Wegiz mandates digital data exchange — compliance-driven demand. The shift toward the front end is driving a growing market for digital health. Staffing shortages make technology a necessary solution — no longer a choice of efficiency but a choice of capacity.

Health technology companies that combine interoperability, workload reduction, and client self-management occupy the sweet spot of this market dynamic. Government supports that direction, the field demands it, and legislation mandates it.

Three themes that dominated the agenda

For those who were not there: three topics recurred in virtually every session. First: the gap between digital ambition and operational reality. Executives spoke in terms of 'digital transformation', while frontline staff discussed integration interfaces, duplicate data entry, and outdated portals. That gap — strategic optimism versus operational frustration — was repeatedly identified as the core problem slowing the digital agenda.

Second: the need for client-driven self-management. Personal health records (PHRs) were no longer discussed as 'nice to have' but as an infrastructural prerequisite for prevention and self-management. Without functioning client self-management, many other ambitions — prevention, hybrid care, informal caregiver support — cannot be structurally realized.

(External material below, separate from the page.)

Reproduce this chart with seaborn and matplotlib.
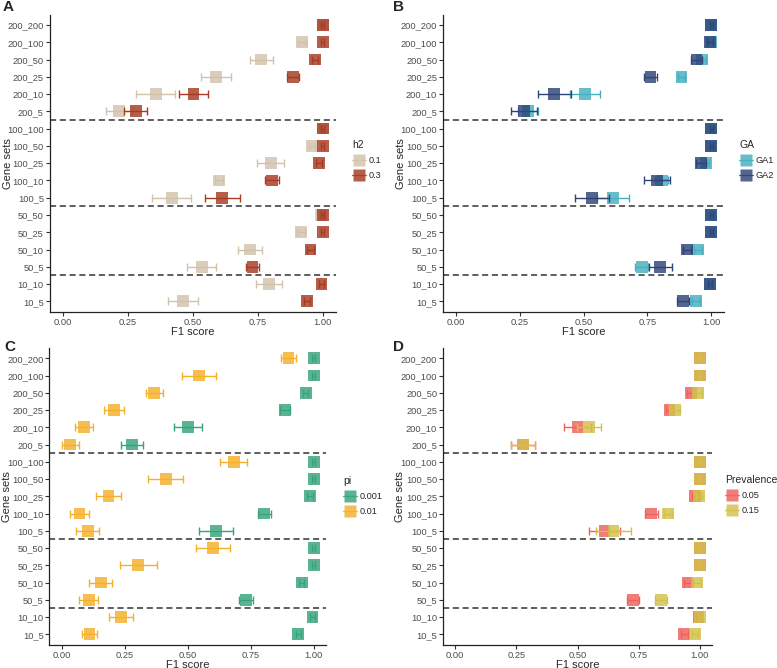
import numpy as np
import pandas as pd
import matplotlib
matplotlib.use("Agg")
import matplotlib.pyplot as plt
import seaborn as sns
from matplotlib.lines import Line2D

# =============================================
# DATA (top row first)
# =============================================
gene_sets = ["200_200", "200_100", "200_50", "200_25", "200_10", "200_5",
             "100_100", "100_50", "100_25", "100_10", "100_5",
             "50_50", "50_25", "50_10", "50_5",
             "10_10", "10_5"]
block_breaks = [5.5, 10.5, 14.5]

# A: heritability
h2_labels = ["0.1", "0.3"]
h2_01_mean = [1.0, 0.92, 0.763, 0.59, 0.358, 0.218, 1.0, 0.958, 0.80, 0.60, 0.419,
              0.993, 0.917, 0.72, 0.535, 0.792, 0.464]
h2_01_err = [0.005, 0.015, 0.044, 0.057, 0.075, 0.05, 0.005, 0.012, 0.052, 0.015, 0.075,
             0.008, 0.015, 0.046, 0.056, 0.05, 0.058]
h2_03_mean = [1.0, 1.0, 0.97, 0.887, 0.503, 0.281, 1.0, 1.0, 0.985, 0.805, 0.614,
              1.0, 1.0, 0.953, 0.73, 0.995, 0.94]
h2_03_err = [0.005, 0.005, 0.012, 0.023, 0.055, 0.045, 0.005, 0.005, 0.012, 0.028, 0.066,
             0.005, 0.005, 0.012, 0.026, 0.01, 0.012]

# B: genetic architecture
ga_labels = ["GA1", "GA2"]
ga1_mean = [1.0, 1.0, 0.965, 0.884, 0.506, 0.283, 1.0, 1.0, 0.98, 0.806, 0.617,
            1.0, 1.0, 0.948, 0.728, 0.995, 0.94]
ga1_err = [0.005, 0.008, 0.015, 0.015, 0.057, 0.04, 0.005, 0.005, 0.012, 0.025, 0.063,
           0.005, 0.005, 0.015, 0.025, 0.008, 0.015]
ga2_mean = [1.0, 0.995, 0.942, 0.762, 0.385, 0.268, 1.0, 1.0, 0.96, 0.787, 0.533,
            1.0, 1.0, 0.905, 0.80, 0.995, 0.89]
ga2_err = [0.005, 0.01, 0.023, 0.026, 0.065, 0.05, 0.005, 0.005, 0.02, 0.05, 0.065,
           0.005, 0.005, 0.015, 0.045, 0.008, 0.023]

# C: proportion of causal variants
pi_labels = ["0.001", "0.01"]
pi_0001_mean = [1.0, 1.0, 0.968, 0.885, 0.50, 0.278, 1.0, 1.0, 0.984, 0.804, 0.612,
                1.0, 1.0, 0.952, 0.731, 0.995, 0.939]
pi_0001_err = [0.005, 0.005, 0.01, 0.02, 0.055, 0.045, 0.005, 0.005, 0.012, 0.027, 0.066,
               0.005, 0.005, 0.01, 0.027, 0.01, 0.01]
pi_001_mean = [0.90, 0.544, 0.367, 0.207, 0.087, 0.033, 0.682, 0.412, 0.185, 0.07, 0.102,
               0.60, 0.303, 0.154, 0.106, 0.234, 0.109]
pi_001_err = [0.03, 0.066, 0.034, 0.04, 0.037, 0.033, 0.053, 0.069, 0.05, 0.038, 0.045,
              0.066, 0.073, 0.046, 0.037, 0.048, 0.03]

# D: prevalence
prev_labels = ["0.05", "0.15"]
prev_005_mean = [1.0, 1.0, 0.963, 0.876, 0.50, 0.278, 1.0, 1.0, 0.982, 0.802, 0.61,
                 1.0, 1.0, 0.95, 0.728, 0.995, 0.937]
prev_005_err = [0.005, 0.005, 0.015, 0.015, 0.055, 0.05, 0.005, 0.005, 0.015, 0.028, 0.063,
                0.005, 0.005, 0.015, 0.025, 0.01, 0.015]
prev_015_mean = [1.0, 1.0, 0.993, 0.90, 0.547, 0.277, 1.0, 1.0, 0.998, 0.87, 0.647,
                 1.0, 1.0, 0.988, 0.84, 1.0, 0.982]
prev_015_err = [0.005, 0.005, 0.015, 0.02, 0.05, 0.05, 0.005, 0.005, 0.012, 0.015, 0.07,
                0.005, 0.005, 0.015, 0.025, 0.008, 0.012]


def make_df(labels, means, errs):
    frames = []
    for lab, m, e in zip(labels, means, errs):
        frames.append(pd.DataFrame({"gene_set": gene_sets, "pos": np.arange(len(gene_sets)),
                                    "f1": m, "err": e, "group": lab}))
    return pd.concat(frames, ignore_index=True)


def draw_panel(ax, df, labels, colors, title, leg_anchor, ylab_x):
    # second group drawn on top of the first, like the original
    for i, (lab, col) in enumerate(zip(labels, colors)):
        sub = df[df["group"] == lab]
        ax.errorbar(sub["f1"], sub["pos"], xerr=sub["err"], fmt="none", ecolor=col,
                    elinewidth=1.0, capsize=3.2, capthick=1.0, zorder=2 + 2 * i)
        sns.scatterplot(data=sub, x="f1", y="pos", color=col, marker="s", s=72,
                        alpha=0.82, edgecolor="none", legend=False, ax=ax, zorder=3 + 2 * i)
    for yb in block_breaks:
        ax.axhline(yb, color="#333333", lw=1.1, ls=(0, (4, 2.4)), zorder=1)
    ax.set_ylim(len(gene_sets) - 0.4, -0.6)
    ax.set_xlim(-0.05, 1.05)
    ax.set_yticks(np.arange(len(gene_sets)))
    ax.set_yticklabels(gene_sets)
    ax.set_xticks([0, 0.25, 0.5, 0.75, 1.0])
    ax.set_xticklabels(["0.00", "0.25", "0.50", "0.75", "1.00"])
    ax.set_xlabel("F1 score", fontsize=8)
    ax.set_ylabel("Gene sets", fontsize=8)
    ax.yaxis.set_label_coords(ylab_x, 0.5)
    ax.xaxis.set_label_coords(0.5, -0.05)
    ax.tick_params(axis="both", labelsize=6.7, labelcolor="#4D4D4D", length=3,
                   width=0.8, color="#333333", pad=1.2)
    for sp in ["left", "bottom"]:
        ax.spines[sp].set_linewidth(0.9)
        ax.spines[sp].set_color("#222222")
    sns.despine(ax=ax)

    handles = [Line2D([0], [0], color=c, marker="s", markersize=8, lw=1.0, alpha=0.82,
                      markeredgecolor="none") for c in colors]
    leg = ax.figure.legend(handles, labels, title=title, loc="upper left",
                           bbox_to_anchor=leg_anchor, frameon=False, fontsize=6.6,
                           title_fontsize=7.5, handlelength=1.5, handletextpad=0.35,
                           labelspacing=0.65, borderaxespad=0, borderpad=0)
    leg._legend_box.align = "left"
    return leg


sns.set_theme(style="ticks")
plt.rcParams["font.family"] = ["Liberation Sans", "DejaVu Sans"]

W, H = 777, 668
fig = plt.figure(figsize=(W / 100, H / 100), dpi=100)


def px_axes(left, right, top, bottom):
    return fig.add_axes([left / W, 1 - bottom / H, (right - left) / W, (bottom - top) / H])


axA = px_axes(49.7, 335.7, 14.6, 311.7)
axB = px_axes(443, 724, 14.6, 311.7)
axC = px_axes(49.4, 326.3, 348, 644.7)
axD = px_axes(443, 712, 348, 644.7)

draw_panel(axA, make_df(h2_labels, [h2_01_mean, h2_03_mean], [h2_01_err, h2_03_err]),
           h2_labels, ["#D2C2AC", "#A63A22"], "h2", (352 / W, 1 - 140 / H), -0.127)
draw_panel(axB, make_df(ga_labels, [ga1_mean, ga2_mean], [ga1_err, ga2_err]),
           ga_labels, ["#45AFBF", "#2E4478"], "GA", (739 / W, 1 - 140 / H), -0.131)
draw_panel(axC, make_df(pi_labels, [pi_0001_mean, pi_001_mean], [pi_0001_err, pi_001_err]),
           pi_labels, ["#36A47A", "#F5B02A"], "pi", (343 / W, 1 - 476 / H), -0.134)
draw_panel(axD, make_df(prev_labels, [prev_005_mean, prev_015_mean], [prev_005_err, prev_015_err]),
           prev_labels, ["#EE605C", "#D2C04A"], "Prevalence", (725 / W, 1 - 475 / H), -0.140)

for letter, x, y in [("A", 3, 7), ("B", 393, 7), ("C", 4, 347), ("D", 393, 347)]:
    fig.text(x / W, 1 - y / H, letter, fontsize=11, fontweight="bold", va="center", ha="left")

fig.savefig("out.png", dpi=100)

Third: AI as a realistic topic, no longer merely a promise. Whereas AI was still discussed in futuristic terms last year, the conversation now centered on concrete adoption questions: how do you certify a high-risk AI system under the AI Act? What pattern audits are required? How do you make explainability workable in a busy clinical setting? This demonstrates that healthcare AI is maturing — but also that the requirements are becoming more stringent.

What this means for healthcare organizations

The message for healthcare organizations is mixed: on one hand, there is clear political and sectoral backing for digitalization — on the other, healthcare organizations themselves remain responsible for implementation. Wegiz does not prescribe which system to use; it only mandates that the exchange functions.

In practice: organizations still making software choices today without enforcing open standards are purchasing a compliance problem two years from now. This applies to ECD replacements, EHR expansions, and all new specialized applications. Choose vendors that support FHIR or have a credible roadmap toward FHIR.

And: do not integrate everything at once. A phased approach — starting with the most pressing exchange need (medication handover, nursing handover) — works better than a large-scale integration program. Wegiz tranche phasing supports this by providing externally validated prioritization.

What this means for health tech companies

For healthcare software vendors, the signal is clear: open architecture is no longer a marketing claim but a product requirement. Closed data models that can only be accessed via vendor-specific interfaces are gradually losing their market value. Government is applying pressure through Wegiz; clients are applying pressure through procurement requirements.

The winners over the next five years will be the vendors that build their product to fit naturally within an ecosystem — not as a core component around which everything revolves, but as one of many components each fulfilling its own role. That mindset shift is greater than a technical upgrade; it is a reorientation of the business model.

Compliance is simultaneously becoming a differentiating factor. NEN 7510, ISO 27001, AI Act conformity — vendors who can demonstrate these with credible documentation will win procurement processes over those who cannot. This is not the non-committal 'we take security seriously' of the past; it is genuinely demonstrated compliance, with a verifiable audit trail.